— begin DATA SEGMENT —

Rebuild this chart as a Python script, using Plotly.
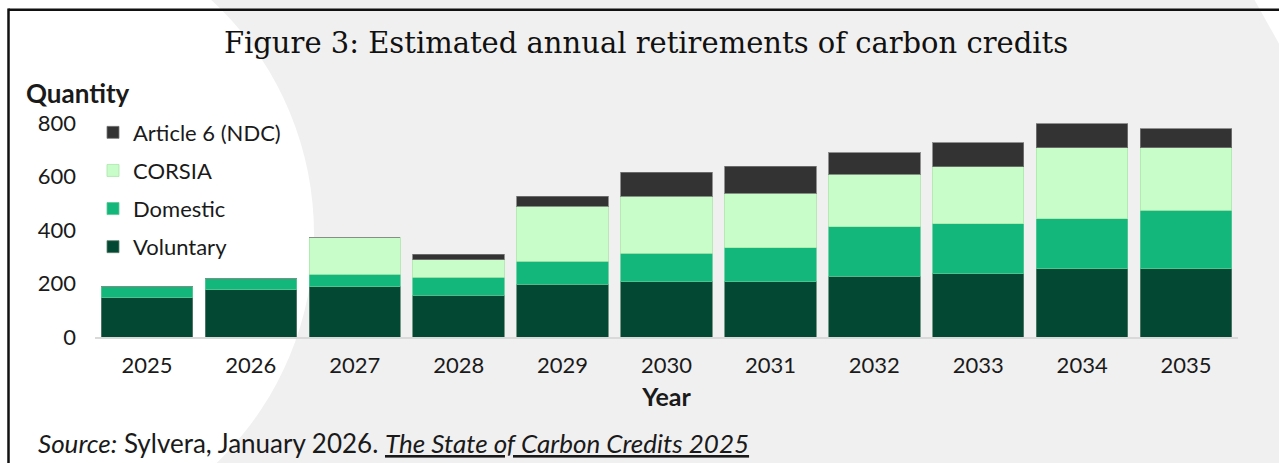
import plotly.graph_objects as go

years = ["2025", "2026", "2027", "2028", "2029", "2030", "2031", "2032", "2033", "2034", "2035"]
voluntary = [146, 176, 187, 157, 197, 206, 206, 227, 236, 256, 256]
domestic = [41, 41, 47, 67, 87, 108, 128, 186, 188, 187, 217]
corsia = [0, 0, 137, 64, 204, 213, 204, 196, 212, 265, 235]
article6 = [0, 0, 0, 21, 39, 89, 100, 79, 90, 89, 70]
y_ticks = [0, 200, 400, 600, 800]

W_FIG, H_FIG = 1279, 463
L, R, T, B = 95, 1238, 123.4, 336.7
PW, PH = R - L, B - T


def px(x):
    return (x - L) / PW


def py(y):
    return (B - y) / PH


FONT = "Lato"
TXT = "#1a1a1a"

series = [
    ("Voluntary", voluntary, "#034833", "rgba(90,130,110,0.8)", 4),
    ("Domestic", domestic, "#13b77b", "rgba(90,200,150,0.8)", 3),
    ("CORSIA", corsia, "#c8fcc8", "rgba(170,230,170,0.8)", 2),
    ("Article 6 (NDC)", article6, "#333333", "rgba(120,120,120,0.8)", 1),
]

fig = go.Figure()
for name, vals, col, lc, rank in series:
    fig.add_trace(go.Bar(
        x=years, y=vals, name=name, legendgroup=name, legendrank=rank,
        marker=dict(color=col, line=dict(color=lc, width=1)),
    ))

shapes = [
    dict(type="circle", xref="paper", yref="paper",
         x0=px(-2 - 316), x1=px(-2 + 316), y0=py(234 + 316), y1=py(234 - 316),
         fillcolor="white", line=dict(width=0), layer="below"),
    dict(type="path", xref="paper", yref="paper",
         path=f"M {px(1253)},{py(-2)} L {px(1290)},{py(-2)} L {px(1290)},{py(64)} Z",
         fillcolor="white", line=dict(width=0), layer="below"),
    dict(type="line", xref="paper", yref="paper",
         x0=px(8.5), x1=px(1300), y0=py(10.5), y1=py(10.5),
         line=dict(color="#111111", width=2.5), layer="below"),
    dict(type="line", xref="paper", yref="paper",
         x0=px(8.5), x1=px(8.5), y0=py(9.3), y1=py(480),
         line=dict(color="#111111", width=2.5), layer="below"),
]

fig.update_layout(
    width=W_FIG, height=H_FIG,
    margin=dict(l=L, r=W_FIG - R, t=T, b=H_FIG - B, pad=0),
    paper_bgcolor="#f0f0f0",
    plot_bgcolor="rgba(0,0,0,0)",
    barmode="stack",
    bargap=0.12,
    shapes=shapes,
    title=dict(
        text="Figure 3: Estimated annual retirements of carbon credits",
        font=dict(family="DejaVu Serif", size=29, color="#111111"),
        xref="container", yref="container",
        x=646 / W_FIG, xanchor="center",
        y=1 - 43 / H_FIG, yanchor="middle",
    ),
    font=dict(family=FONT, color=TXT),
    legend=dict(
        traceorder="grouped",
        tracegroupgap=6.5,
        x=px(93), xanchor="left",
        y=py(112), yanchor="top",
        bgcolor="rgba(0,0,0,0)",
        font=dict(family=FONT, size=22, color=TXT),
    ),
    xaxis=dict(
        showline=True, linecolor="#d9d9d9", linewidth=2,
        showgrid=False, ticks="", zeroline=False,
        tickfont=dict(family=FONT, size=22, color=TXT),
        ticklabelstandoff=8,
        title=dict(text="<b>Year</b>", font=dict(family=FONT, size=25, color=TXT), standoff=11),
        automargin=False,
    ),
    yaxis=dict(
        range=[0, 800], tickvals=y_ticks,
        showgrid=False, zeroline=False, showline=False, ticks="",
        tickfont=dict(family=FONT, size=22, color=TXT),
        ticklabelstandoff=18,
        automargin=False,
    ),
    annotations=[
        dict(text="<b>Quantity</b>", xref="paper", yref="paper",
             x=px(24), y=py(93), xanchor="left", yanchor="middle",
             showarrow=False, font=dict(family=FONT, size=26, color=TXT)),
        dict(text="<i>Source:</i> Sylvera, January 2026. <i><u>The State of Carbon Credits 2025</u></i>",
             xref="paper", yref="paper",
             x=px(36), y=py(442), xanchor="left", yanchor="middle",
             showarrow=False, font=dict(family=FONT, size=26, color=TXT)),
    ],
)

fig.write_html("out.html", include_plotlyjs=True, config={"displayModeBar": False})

— end DATA SEGMENT —

● **BRIEF**: Write out the lines from the start of the material to the line with "import plotly.graph_objects as go", inclusive and exactly. Skip the pictures.

● **TASK OUTPUT**:
Rebuild this chart as a Python script, using Plotly.
import plotly.graph_objects as go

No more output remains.